Strategic expert Major General Jamal Taha states that recent developments in Africa are an extension of the Russian-Ukrainian war, a battleground for the conflict between the East and West. Russia, supported by China, Iran, and North Korea, attempts to overthrow the current international system. Meanwhile, the West, led by the United States and Western alliance countries, fiercely defends its survival. Thus, the war transforms into a cosmic confrontation, encompassing various fields, notably the South China Sea and Africa. In the latter, Russia expands into French-speaking colonial regions at the expense of France, a punitive measure for its strict stance on the Ukrainian war.
Contact with Wagner Group
Strategic thinker Alexander Dugin, whose dreams are turning into policies implemented by the Russian state, notes that the contact lines between Russia and the West are no longer confined to Russia’s vital sphere but extend to Africa. Russia’s interest in the continent lies in its raw materials and vast consumer markets.
The strategic expert adds that the leaders of the Niger coup did not initially have a predisposition towards Russia. Evidence of this is their response to diplomatic dialogue conducted by Washington through Deputy Secretary of State Victoria Nuland. However, their concerns about potential French and ECOWAS intervention prompted them to establish communication with Wagner. General Salou Moussa, the leader of the transitional phase, visited Mali, meeting Wagner’s militia leader to seek support. The Russian Foreign Ministry expressed support for the new regime, warning that any military intervention could lead to a long-term confrontation, destabilizing the Sahel and desert regions.
Taha emphasizes that the ruling elites in the Sahel countries focused on accumulating wealth, neglecting reforms. This negligence resulted in the emergence of a nationalist spirit resistant to Western colonization among military figures. Consequently, military regimes formed in the Central African Republic, Mali, Burkina Faso, and, recently, Niger and Gabon. Given these regimes’ inability to confront Arab military bases on their soil, they turned towards Russia, transforming the region into an open field for Wagner’s forces.
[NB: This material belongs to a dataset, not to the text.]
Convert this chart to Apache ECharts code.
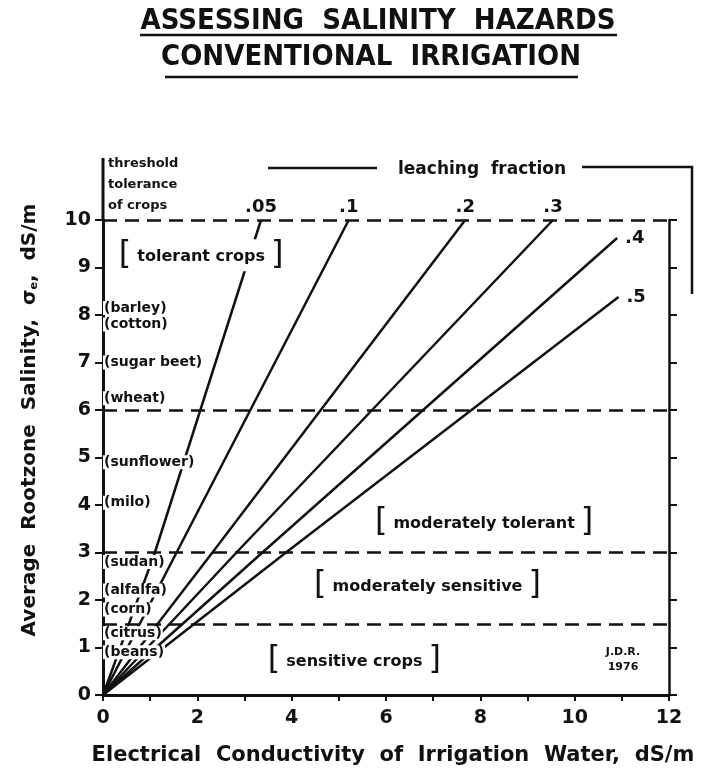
<!DOCTYPE html>
<html>
<head>
<meta charset="utf-8">
<script src="https://cdn.jsdelivr.net/npm/echarts@6/dist/echarts.min.js"></script>
<style>
html, body { margin: 0; padding: 0; background: #fff; }
#main { width: 702px; height: 777px; }
</style>
</head>
<body>
<div id="main"></div>
<script>
// leaching fraction lines
var leachingFractions = ['.05', '.1', '.2', '.3', '.4', '.5'];
var crossAt3 = [1.10, 1.56, 2.32, 2.83, 3.38, 3.88];   // ECw where each line crosses ECe = 3
var endX = [3.35, 5.21, 7.68, 9.54, 10.90, 10.93];
var endY = [10, 10, 10, 10, 9.62, 8.38];

// crop tolerance classes
var classBounds = [1.5, 3, 6, 10];
var classNames = ['sensitive crops', 'moderately sensitive', 'moderately tolerant', 'tolerant crops'];

// threshold tolerance of crops
var crops = ['barley', 'cotton', 'sugar beet', 'wheat', 'sunflower', 'milo', 'sudan', 'alfalfa', 'corn', 'citrus', 'beans'];
var cropY = [8.15, 7.8, 7.0, 6.25, 4.9, 4.05, 2.8, 2.2, 1.8, 1.3, 0.9];

// where the class labels sit (data coords)
var classLabelAt = [[5.33, 0.74], [6.88, 2.32], [8.08, 3.64], [2.08, 9.26]];

var INK = '#111';
var FONT = 'DejaVu Sans';

var myChart = echarts.init(document.getElementById('main'));

var series = [];
leachingFractions.forEach(function (lf, i) {
    var s = {
        name: lf,
        type: 'line',
        symbol: 'none',
        z: 2,
        lineStyle: { color: INK, width: 2.5 },
        data: [[0, 0], [crossAt3[i], 3], [endX[i], endY[i]]]
    };
    if (i === 0) {
        s.markLine = {
            silent: true,
            symbol: 'none',
            label: { show: false },
            lineStyle: { color: INK, width: 2.5, type: [14, 8] },
            data: classBounds.map(function (v) { return { yAxis: v }; })
        };
    }
    series.push(s);
});

// labels at the ends of the lines
series.push({
    type: 'scatter',
    symbolSize: 0,
    z: 5,
    itemStyle: { opacity: 1 },
    data: leachingFractions.map(function (lf, i) {
        return {
            value: [endX[i], endY[i]],
            label: {
                show: true,
                formatter: lf,
                position: i < 4 ? 'top' : 'right',
                distance: i < 4 ? 4 : 8,
                color: INK,
                fontFamily: FONT,
                fontWeight: 'bold',
                fontSize: 18
            }
        };
    })
});

// crop names along the left axis
series.push({
    type: 'scatter',
    symbolSize: 0,
    z: 6,
    itemStyle: { opacity: 1 },
    data: crops.map(function (c, i) { return { value: [0, cropY[i]], name: c }; }),
    label: {
        show: true,
        position: 'right',
        distance: 0,
        formatter: function (p) { return '(' + p.name + ')'; },
        color: INK,
        fontFamily: FONT,
        fontWeight: 'bold',
        fontSize: 14,
        backgroundColor: '#fff',
        padding: [0, 1]
    }
});

// tolerance class labels
series.push({
    type: 'scatter',
    symbolSize: 0,
    z: 6,
    itemStyle: { opacity: 1 },
    data: classNames.map(function (c, i) { return { value: classLabelAt[i], name: c }; }),
    label: {
        show: true,
        position: 'inside',
        formatter: function (p) { return '{b|[}{t|' + p.name + '}{b|]}'; },
        backgroundColor: '#fff',
        padding: [0, 2],
        rich: {
            b: { fontFamily: FONT, fontSize: 32, color: INK, fontWeight: 'normal' },
            t: { fontFamily: FONT, fontSize: 16, color: INK, fontWeight: 'bold', padding: [4, 6, 0, 6] }
        }
    }
});

var boldText = function (size) { return 'bold ' + size + 'px "' + FONT + '"'; };
var titleFont = 'bold 29px "DejaVu Sans Condensed", "Liberation Sans Narrow", sans-serif';

myChart.setOption({
    animation: false,
    backgroundColor: '#fff',
    grid: { left: 103, right: 33, top: 220, bottom: 82 },
    xAxis: {
        type: 'value',
        min: 0,
        max: 12,
        interval: 1,
        splitLine: { show: false },
        axisLine: { lineStyle: { color: INK, width: 3 } },
        axisTick: { length: 6, lineStyle: { color: INK, width: 2 } },
        axisLabel: {
            margin: 14,
            color: INK,
            fontFamily: FONT,
            fontWeight: 'bold',
            fontSize: 19,
            formatter: function (v) { return v % 2 === 0 ? v : ''; }
        },
        name: 'Electrical  Conductivity  of  Irrigation  Water,  dS/m',
        nameLocation: 'middle',
        nameGap: 50,
        nameTextStyle: { color: INK, fontFamily: FONT, fontWeight: 'bold', fontSize: 21, padding: [0, 0, 0, 14] }
    },
    yAxis: [{
        type: 'value',
        position: 'left',
        min: 0,
        max: 10,
        interval: 1,
        splitLine: { show: false },
        axisLine: { show: true, lineStyle: { color: INK, width: 3 } },
        axisTick: { show: true, length: 8, lineStyle: { color: INK, width: 2 } },
        axisLabel: { margin: 12, color: INK, fontFamily: FONT, fontWeight: 'bold', fontSize: 19 }
    }, {
        type: 'value',
        position: 'right',
        min: 0,
        max: 10,
        interval: 1,
        splitLine: { show: false },
        axisLine: { show: true, lineStyle: { color: INK, width: 2.5 } },
        axisTick: { show: true, length: 8, lineStyle: { color: INK, width: 2 } },
        axisLabel: { show: false }
    }],
    graphic: [
        { type: 'text', x: 378, y: 21, style: { text: 'ASSESSING  SALINITY  HAZARDS', font: titleFont, fill: INK, textAlign: 'center', textVerticalAlign: 'middle', align: 'center', verticalAlign: 'middle' } },
        { type: 'line', shape: { x1: 140, y1: 35, x2: 617, y2: 35 }, style: { stroke: INK, lineWidth: 2.5 } },
        { type: 'text', x: 371, y: 57, style: { text: 'CONVENTIONAL  IRRIGATION', font: titleFont, fill: INK, textAlign: 'center', textVerticalAlign: 'middle', align: 'center', verticalAlign: 'middle' } },
        { type: 'line', shape: { x1: 165, y1: 77, x2: 578, y2: 77 }, style: { stroke: INK, lineWidth: 2.5 } },
        // left axis runs on above 10
        { type: 'line', shape: { x1: 103, y1: 221, x2: 103, y2: 158 }, style: { stroke: INK, lineWidth: 3 } },
        { type: 'text', x: 108, y: 153, style: { text: 'threshold\ntolerance\nof crops', font: boldText(13), lineHeight: 21, fill: INK, textVerticalAlign: 'top', verticalAlign: 'top' } },
        { type: 'line', shape: { x1: 268, y1: 168, x2: 377, y2: 168 }, style: { stroke: INK, lineWidth: 2.5 } },
        { type: 'text', x: 482, y: 170, style: { text: 'leaching  fraction', font: boldText(17), fill: INK, textAlign: 'center', textVerticalAlign: 'middle', align: 'center', verticalAlign: 'middle' } },
        { type: 'polyline', shape: { points: [[582, 167], [692, 167], [692, 294]] }, style: { stroke: INK, lineWidth: 2.5, fill: null } },
        { type: 'text', x: 623, y: 660, style: { text: 'J.D.R.\n1976', font: boldText(11), lineHeight: 15, fill: INK, textAlign: 'center', textVerticalAlign: 'middle', align: 'center', verticalAlign: 'middle' } },
        {
            type: 'text', x: 30, y: 420, rotation: Math.PI / 2,
            style: {
                text: 'Average  Rootzone  Salinity,  σ{s|e},  dS/m',
                font: boldText(20), fill: INK,
                textAlign: 'center', textVerticalAlign: 'middle', align: 'center', verticalAlign: 'middle',
                rich: { s: { font: boldText(11), padding: [9, 0, 0, 0] } }
            }
        }
    ],
    series: series
});
</script>
</body>
</html>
Exclusion of France from Africa
The coups in Niger and Gabon have undermined the last strongholds of French influence in the continent. They allowed protesters to raise Russian flags, affirming the existence of a popular trend rejecting the West and leaning towards Moscow. The truth is that Western plunder policies encouraged Russia and China to try to fill the void. They sought to contain military regimes, representing the only national institution capable of shaking off colonial control and change.
Russia has achieved remarkable success in Central Africa, Chad, Mali, Guinea-Bissau, Libya, Sudan, Burkina Faso, and Mauritania, especially in the extraction of gold, minerals, oil, gas, and diamonds. There has also been an increase in agricultural exports, fertilizers, and the promotion of Russian products in markets with 1.3 billion consumers, contributing to economies worth three trillion dollars. In return for these benefits, Russia provides military support to secure ruling regimes and ensure their stability in the face of rebellious movements.
Eugene Prigozhin, the leader of Wagner before his elimination, participated in the Russian-African Summit in St. Petersburg. He met African leaders, conveying: “The events in Niger were part of the Russian nation’s war against colonizers.”